The company has sold off wireline operations, including some of its advanced FiOS networks, to Frontier for $10 billion. In December it sold dozens of data centers to Equinix in a $3.6 billion deal that closed during the second quarter. Verizon, like most of its peers, is exiting the expensive data center business in favor of focusing on the enterprise networking business.
At least in part to that end, the company bought XO Communications. Verizon’s second quarter will be the first full quarter with contributions from XO, and analysts are eager to see what those operations are doing for Verizon’s bottom line.
XO’s network can also be used to back up Verizon’s wireless network. Wireline is key to Verizon’s wireless plans. That’s the main reason Verizon recently ordered vast amounts of fiber, mostly from Prysmian and Corning, largely in anticipation of handling increasing wireless traffic as it evolves its wireless network from 4G to higher-capacity 5G technology.
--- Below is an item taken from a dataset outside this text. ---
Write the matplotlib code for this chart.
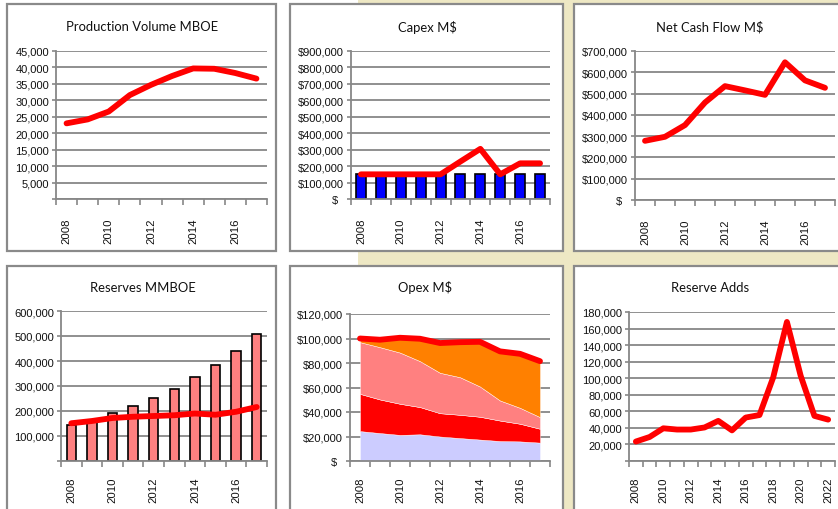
import matplotlib
matplotlib.use("Agg")
import matplotlib.pyplot as plt
from matplotlib.patches import Rectangle
from matplotlib.ticker import FuncFormatter
import numpy as np

W, H = 838, 510

# ---- data -------------------------------------------------------------
years = list(range(2008, 2018))
years_adds = list(range(2008, 2023))

production_mboe = [23000, 24200, 26600, 31600, 34700, 37400, 39700, 39600, 38300, 36600]

capex_budget = [150000] * 10
capex_actual = [150000, 150000, 150000, 150000, 150000, 228000, 305000, 150000, 217000, 217000]

net_cash_flow = [278000, 297000, 352000, 458000, 535000, 515000, 494000, 647000, 562000, 527000]

reserves_bars = [145000, 165000, 193000, 221000, 254000, 289000, 335000, 386000, 442000, 509000]
reserves_line = [151000, 160000, 172000, 177000, 180000, 183000, 190000, 185000, 197000, 216000]

opex_cat1 = [24400, 22800, 21300, 21800, 20000, 18700, 17500, 16300, 16000, 15000]
opex_cat2 = [30400, 27400, 25400, 22200, 19000, 19000, 18600, 16700, 14400, 11300]
opex_cat3 = [42200, 42700, 41800, 37500, 33000, 30700, 24700, 16400, 13000, 9500]
opex_cat4 = [3000, 6600, 11500, 18700, 24600, 28600, 36400, 40200, 44300, 45200]
opex_total = [100000, 99000, 100600, 99800, 96300, 97000, 97300, 89500, 87500, 81500]

reserve_adds = [23500, 29000, 39500, 38000, 38000, 40500, 48500, 37000, 52500, 55500,
                101000, 168000, 103000, 54500, 50000]

# ---- styling ----------------------------------------------------------
RED = "#FF0000"
GRID = "#878787"
BORDER = "#8A8A8A"
TITLE_FONT = "Lato"
TICK_FONT = "Liberation Sans"

fig = plt.figure(figsize=(W / 100, H / 100), dpi=100, facecolor="white")

# page background: white on the left, pale yellow on the right
fig.patches.append(Rectangle((358 / W, 0), 1 - 358 / W, 1, transform=fig.transFigure,
                             facecolor="#EEE8C4", edgecolor="none", zorder=0))


def px_rect(x0, y0, x1, y1):
    return [x0 / W, 1 - y1 / H, (x1 - x0) / W, (y1 - y0) / H]


def panel(x0, y0, x1, y1):
    fig.patches.append(Rectangle((x0 / W, 1 - y1 / H), (x1 - x0) / W, (y1 - y0) / H,
                                 transform=fig.transFigure, facecolor="white",
                                 edgecolor=BORDER, linewidth=1.6, zorder=1))


def title(text, cx, cy):
    fig.text(cx / W, 1 - cy / H, text, ha="center", va="center",
             fontsize=9.4, family=TITLE_FONT, color="#111111", zorder=5)


def style_axes(ax, n, labels, ymax, ystep, fmt, label_pad):
    ax.set_facecolor("none")
    ax.set_xlim(0, n)
    ax.set_ylim(0, ymax)
    for s in ("top", "right"):
        ax.spines[s].set_visible(False)
    for s in ("left", "bottom"):
        ax.spines[s].set_color(GRID)
        ax.spines[s].set_linewidth(1.3)
    ax.set_yticks(np.arange(0, ymax + 1, ystep))
    ax.yaxis.set_major_formatter(FuncFormatter(fmt))
    ax.yaxis.grid(True, color=GRID, linewidth=1.3)
    ax.set_axisbelow(True)
    ax.tick_params(axis="y", length=3, width=1.2, color=GRID, pad=2,
                   labelsize=8, labelcolor="#111111")
    # category boundary ticks (unlabelled) and centred year labels
    ax.set_xticks(np.arange(0, n + 1))
    ax.set_xticklabels([])
    ax.tick_params(axis="x", which="major", length=4, width=1.2, color=GRID, direction="out")
    ax.set_xticks(np.arange(n) + 0.5, minor=True)
    ax.set_xticklabels(labels, minor=True)
    ax.tick_params(axis="x", which="minor", length=0, pad=label_pad, labelsize=8.2,
                   labelrotation=90, labelcolor="#111111")
    for lab in ax.get_xticklabels(minor=True) + ax.get_yticklabels():
        lab.set_family(TICK_FONT)


def plain(v, pos):
    return "" if v == 0 else f"{v:,.0f}"


def dollars(v, pos):
    return "$  " if v == 0 else f"${v:,.0f}"


def every_other(yrs):
    return [str(y) if (y - yrs[0]) % 2 == 0 else "" for y in yrs]


x10 = np.arange(10) + 0.5
x15 = np.arange(15) + 0.5
LW = 4.2

# ---- panel frames -----------------------------------------------------
panel(7, 5, 276, 252)
panel(290, 5, 563, 252)
panel(574, 5, 845, 252)
panel(7, 267, 276, 520)
panel(290, 267, 563, 520)
panel(574, 267, 845, 520)

# ---- Production Volume ------------------------------------------------
ax = fig.add_axes(px_rect(56, 52, 267, 200), zorder=3)
style_axes(ax, 10, every_other(years), 45000, 5000, plain, 13)
ax.plot(x10, production_mboe, color=RED, lw=LW, solid_capstyle="round", solid_joinstyle="round")
title("Production Volume MBOE", 142, 27)

# ---- Capex ------------------------------------------------------------
ax = fig.add_axes(px_rect(351, 52, 550, 200), zorder=3)
style_axes(ax, 10, every_other(years), 900000, 100000, dollars, 13)
ax.bar(x10, capex_budget, width=0.5, color="#0000FF", edgecolor="black", linewidth=1.2, zorder=2)
ax.plot(x10, capex_actual, color=RED, lw=LW, solid_capstyle="round", solid_joinstyle="round", zorder=3)
title("Capex M$", 427, 27)

# ---- Net Cash Flow ----------------------------------------------------
ax = fig.add_axes(px_rect(635, 52, 835, 201), zorder=3)
style_axes(ax, 10, every_other(years), 700000, 100000, dollars, 13)
ax.plot(x10, net_cash_flow, color=RED, lw=LW, solid_capstyle="round", solid_joinstyle="round")
title("Net Cash Flow M$", 710, 27)

# ---- Reserves ---------------------------------------------------------
ax = fig.add_axes(px_rect(61, 312, 267, 462), zorder=3)
style_axes(ax, 10, every_other(years), 600000, 100000, plain, 11)
ax.bar(x10, reserves_bars, width=0.45, color="#FF8080", edgecolor="black", linewidth=1.2, zorder=2)
ax.plot(x10, reserves_line, color=RED, lw=LW, solid_capstyle="round", solid_joinstyle="round", zorder=3)
title("Reserves MMBOE", 143, 288)

# ---- Opex -------------------------------------------------------------
ax = fig.add_axes(px_rect(350, 315, 550, 462), zorder=3)
style_axes(ax, 10, every_other(years), 120000, 20000, dollars, 11)
ax.stackplot(x10, opex_cat1, opex_cat2, opex_cat3, opex_cat4,
             colors=["#CCCCFF", "#FF0000", "#FF8080", "#FF8000"],
             edgecolor="#FFFFFF", linewidth=0.3, zorder=2)
ax.plot(x10, opex_total, color=RED, lw=LW, solid_capstyle="round", solid_joinstyle="round", zorder=3)
title("Opex M$", 425, 288)

# ---- Reserve Adds -----------------------------------------------------
ax = fig.add_axes(px_rect(629, 313, 835, 462), zorder=3)
style_axes(ax, 15, every_other(years_adds), 180000, 20000, plain, 11)
ax.plot(x15, reserve_adds, color=RED, lw=LW, solid_capstyle="round", solid_joinstyle="round")
title("Reserve Adds", 710, 288)

fig.savefig("out.png", dpi=100, facecolor="white")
Awaiting Verizon’s second-quarter results, analysts at Deutsche Bank Markets Research said that while they do not expect “meaningful organic inflections in Wireline (a full quarter of XO will benefit reported results), we do see continued yoy margin relief.” Their research note also said, “We also look for more color on VZ’s fiber initiatives, given recent announcements re: contracted builds with Corning and Prysmian.”
Analysts have been skeptical of the saturated wireline business, but now that the wireless business is saturated, too, at least one analyst remembered that more money is still more money. Seeking Alpha, commenting on the spinoff of assets to Frontier for $10 billion, said, “Of course the cash influx is nice, but it also comes with a diminished earnings power, effectively trading long-term cash flows for short-term cash flows. These assets were worth $0.10 a share in earnings. In the first quarter, we could simply subtract that $0.10 cent from the normalized estimate.”
That was an estimate, good for the first quarter, the first in which the contributions from those assets were missing. It’s the second-quarter results that are going to provide clues as to what the actual contribution was, so that a more accurate evaluation can be made, Seeking Alpha noted.
Marketwatch maintains a running tabulation on analyst recommendations. Through the last few quarters, Verizon has overwhelmingly been a “hold,” and that hasn’t changed in the run-up to the announcement of its second-quarter earnings.